IDEA-Research / DINO

[ICLR 2023] Official implementation of the paper "DINO: DETR with Improved DeNoising Anchor Boxes for End-to-End Object Detection"
Apache License 2.0
2.15k stars 232 forks source link

question about two-stage / self.two_stage_keep_all_tokens #149

Closed owen24819 closed 1 year ago

owen24819 commented 1 year ago

Hi,

Really nice work. I had a question about the two-stage model. I see that you set self.two_stage_keep_all_tokens = False in the cfg file. Did you find that looking at just the topk predicted tokens from the encoder gave better results than looking at all tokens from the encoder?

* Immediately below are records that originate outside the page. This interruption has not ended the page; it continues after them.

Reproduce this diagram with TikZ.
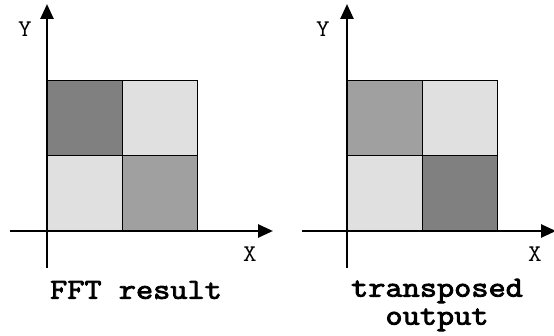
\documentclass[tikz,border=0pt]{standalone}
\usepackage{fontspec}
\newfontfamily\capfont[FakeBold=3, FakeStretch=1.15]{Latin Modern Mono}
\newfontfamily\axfont[FakeStretch=1.1]{Latin Modern Mono}
\usepackage{xcolor}
\usetikzlibrary{arrows.meta,positioning}

\definecolor{cdark}{HTML}{808080}
\definecolor{cmid}{HTML}{A0A0A0}
\definecolor{clight}{HTML}{E0E0E0}

\begin{document}
\begin{tikzpicture}[
    x=1pt, y=1pt,
    cell/.style={rectangle, draw=black, line width=1pt, minimum width=75pt, minimum height=75pt, inner sep=0pt, outer sep=0pt},
    axis/.style={-{Triangle[length=15pt, width=13pt]}, line width=2.6pt},
    lbl/.style={font=\fontsize{24}{24}\selectfont\axfont, inner sep=0pt},
    caption/.style={font=\fontsize{29}{28}\selectfont\capfont, align=center, inner sep=0pt}
]
    \useasboundingbox (0,0) rectangle (554,335);

    % FFT result
    \node [cell, fill=clight, anchor=south west] (a00) at (47,104) {};
    \node [cell, fill=cmid, right=0pt of a00] (a10) {};
    \node [cell, fill=cdark, above=0pt of a00] (a01) {};
    \node [cell, fill=clight, above=0pt of a10] (a11) {};

    \coordinate (ay0) at (47,67);
    \coordinate (ay1) at (47,331);
    \coordinate (ax0) at (10,104);
    \coordinate (ax1) at (273,104);
    \draw [axis] (ay0) -- (ay1);
    \draw [axis] (ax0) -- (ax1);
    \node [lbl] (ay) at (25,306) {Y};
    \node [lbl] (ax) at (250,81) {X};
    \node [caption] (acap) at (136,45) {FFT result};

    % transposed output
    \node [cell, fill=clight, anchor=south west] (b00) at (347,104) {};
    \node [cell, fill=cdark, right=0pt of b00] (b10) {};
    \node [cell, fill=cmid, above=0pt of b00] (b01) {};
    \node [cell, fill=clight, above=0pt of b10] (b11) {};

    \coordinate (by0) at (347,67);
    \coordinate (by1) at (347,331);
    \coordinate (bx0) at (302,104);
    \coordinate (bx1) at (556,104);
    \draw [axis] (by0) -- (by1);
    \draw [axis] (bx0) -- (bx1);
    \node [lbl] (by) at (323,306) {Y};
    \node [lbl] (bx) at (535,81) {X};
    \node [caption] (bcap) at (437,30) {transposed\\output};
\end{tikzpicture}
\end{document}
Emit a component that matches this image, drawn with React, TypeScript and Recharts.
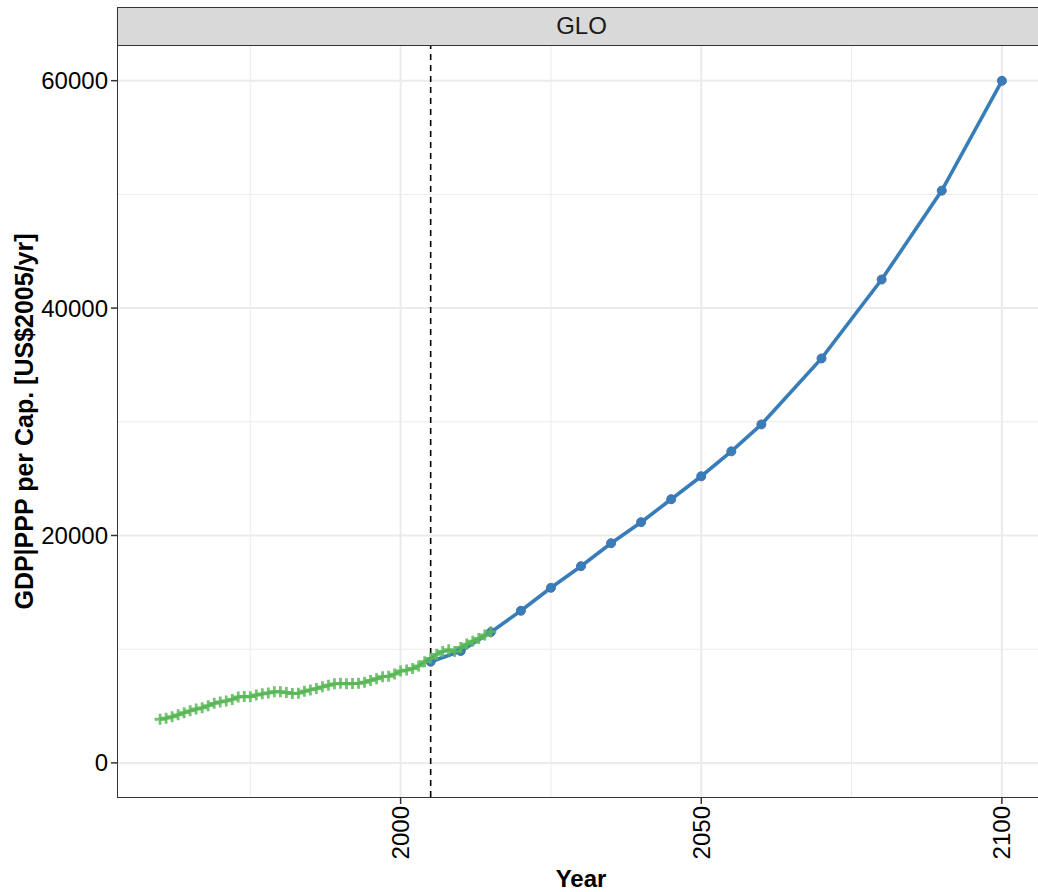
import { ComposedChart, Line, XAxis, YAxis, ReferenceLine } from 'recharts';

// historical series (green, yearly)
const histYears = [
  1960, 1961, 1962, 1963, 1964, 1965, 1966, 1967, 1968, 1969,
  1970, 1971, 1972, 1973, 1974, 1975, 1976, 1977, 1978, 1979,
  1980, 1981, 1982, 1983, 1984, 1985, 1986, 1987, 1988, 1989,
  1990, 1991, 1992, 1993, 1994, 1995, 1996, 1997, 1998, 1999,
  2000, 2001, 2002, 2003, 2004, 2005, 2006, 2007, 2008, 2009,
  2010, 2011, 2012, 2013, 2014, 2015,
];
const histValues = [
  3840, 3930, 4060, 4230, 4420, 4580, 4740, 4840, 5030, 5240,
  5360, 5450, 5580, 5800, 5830, 5820, 5970, 6070, 6150, 6260,
  6250, 6190, 6100, 6130, 6300, 6420, 6540, 6690, 6830, 6950,
  7000, 6950, 6980, 7000, 7090, 7250, 7400, 7580, 7620, 7810,
  8080, 8160, 8300, 8530, 8900, 9200, 9550, 9800, 9950, 9800,
  10150, 10450, 10700, 10950, 11250, 11530,
];

// scenario series (blue)
const projYears = [2005, 2010, 2015, 2020, 2025, 2030, 2035, 2040, 2045, 2050, 2055, 2060, 2070, 2080, 2090, 2100];
const projValues = [8900, 9840, 11500, 13380, 15400, 17300, 19320, 21170, 23190, 25210, 27400, 29770, 35570, 42510, 50330, 59990];

const xTicks = [2000, 2050, 2100];
const yTicks = [0, 20000, 40000, 60000];
const xMinor = [1975, 2025, 2075];
const yMinor = [10000, 30000, 50000];

const histData = histYears.map((year, i) => ({ year, value: histValues[i] }));
const projData = projYears.map((year, i) => ({ year, value: projValues[i] }));

const FONT = '"Liberation Sans", Arial, sans-serif';
const GREEN = '#4daf4a';
const BLUE = '#377eb8';
const GRID = '#ebebeb';

function PlusDot(props: any) {
  const { cx, cy, index } = props;
  if (cx == null || cy == null) return null;
  const s = 5.5;
  return (
    <path
      key={`plus-${index}`}
      d={`M${cx - s},${cy}H${cx + s}M${cx},${cy - s}V${cy + s}`}
      stroke="#5cb85a"
      strokeOpacity={0.85}
      strokeWidth={2.8}
      fill="none"
    />
  );
}

function XTick(props: any) {
  const { x, y, payload } = props;
  return (
    <text
      x={x}
      y={y}
      transform={`rotate(-90, ${x}, ${y})`}
      textAnchor="end"
      dominantBaseline="central"
      fontSize={24}
      fontFamily={FONT}
      fill="#000"
    >
      {payload.value}
    </text>
  );
}

function YearLabel(props: any) {
  const { viewBox } = props;
  if (!viewBox) return null;
  return (
    <text
      x={viewBox.x + viewBox.width / 2}
      y={viewBox.y + viewBox.height - 5}
      textAnchor="middle"
      fontSize={24}
      fontWeight="bold"
      fontFamily={FONT}
      fill="#000"
    >
      Year
    </text>
  );
}

export default function App() {
  return (
    <div style={{ position: 'absolute', left: 0, top: 0, width: 1038, height: 892, overflow: 'hidden', background: '#fff' }}>
      <ComposedChart width={1046} height={892} margin={{ top: 46, right: 2, left: 0, bottom: 0 }}>
        <XAxis
          dataKey="year"
          type="number"
          domain={[1953, 2107]}
          ticks={xTicks}
          allowDataOverflow
          axisLine={false}
          tickLine={{ stroke: '#333', strokeWidth: 1.5 }}
          tickSize={7}
          tickMargin={2}
          tick={<XTick />}
          height={95}
          label={<YearLabel />}
        />
        <YAxis
          type="number"
          domain={[-3000, 63050]}
          ticks={yTicks}
          allowDataOverflow
          axisLine={false}
          tickLine={{ stroke: '#333', strokeWidth: 1.5 }}
          tickSize={7}
          tickMargin={3}
          width={118}
          tick={{ fontSize: 24, fill: '#000', fontFamily: FONT }}
          label={{ value: 'GDP|PPP per Cap. [US$2005/yr]', angle: -90, position: 'insideLeft', offset: 24, style: { textAnchor: 'middle', fontSize: 25, fontWeight: 'bold', fill: '#000', fontFamily: FONT } }}
        />
        {xMinor.map((v) => (
          <ReferenceLine key={`xm-${v}`} x={v} stroke={GRID} strokeWidth={1} />
        ))}
        {yMinor.map((v) => (
          <ReferenceLine key={`ym-${v}`} y={v} stroke={GRID} strokeWidth={1} />
        ))}
        {xTicks.map((v) => (
          <ReferenceLine key={`x-${v}`} x={v} stroke={GRID} strokeWidth={2} />
        ))}
        {yTicks.map((v) => (
          <ReferenceLine key={`y-${v}`} y={v} stroke={GRID} strokeWidth={2} />
        ))}
        <ReferenceLine x={2005} stroke="#000" strokeWidth={1.6} strokeDasharray="6 5" />
        <Line
          data={projData}
          dataKey="value"
          stroke={BLUE}
          strokeWidth={3.6}
          dot={{ r: 4.5, fill: BLUE, stroke: '#4a6fb0', strokeWidth: 1 }}
          isAnimationActive={false}
        />
        <Line
          data={histData}
          dataKey="value"
          stroke={GREEN}
          strokeWidth={3}
          dot={<PlusDot />}
          isAnimationActive={false}
        />
      </ComposedChart>
      <div
        style={{
          position: 'absolute', left: 117, top: 45, width: 940, height: 753,
          border: '1.5px solid #333', boxSizing: 'border-box', pointerEvents: 'none',
        }}
      />
      <div
        style={{
          position: 'absolute', left: 117, top: 7, width: 940, height: 39,
          border: '1.5px solid #333', boxSizing: 'border-box', background: '#d9d9d9',
          fontFamily: FONT, fontSize: 24, color: '#1a1a1a', lineHeight: '36px',
        }}
      >
        <div style={{ position: 'absolute', left: 0, width: 927, textAlign: 'center', top: 0 }}>GLO</div>
      </div>
    </div>
  );
}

https://github.com/IDEA-Research/DINO/blob/66d7173cc4167934381a898b07c08507bdd96b63/models/dino/deformable_transformer.py#L408-L417

FengLi-ust commented 1 year ago

Looking at all the tokens (around 10-20k) tokens did not bring obvious gains but can be slower than looking at the topk (900) tokens.

In addition, the decoder only uses 900 queries, so we need to select the top 900 tokens eventually.

owen24819 commented 1 year ago

Ah that makes a lot of sense. I am using much smaller images with 336 tokens so I did not even consider the computational cost. Thanks for the quick response!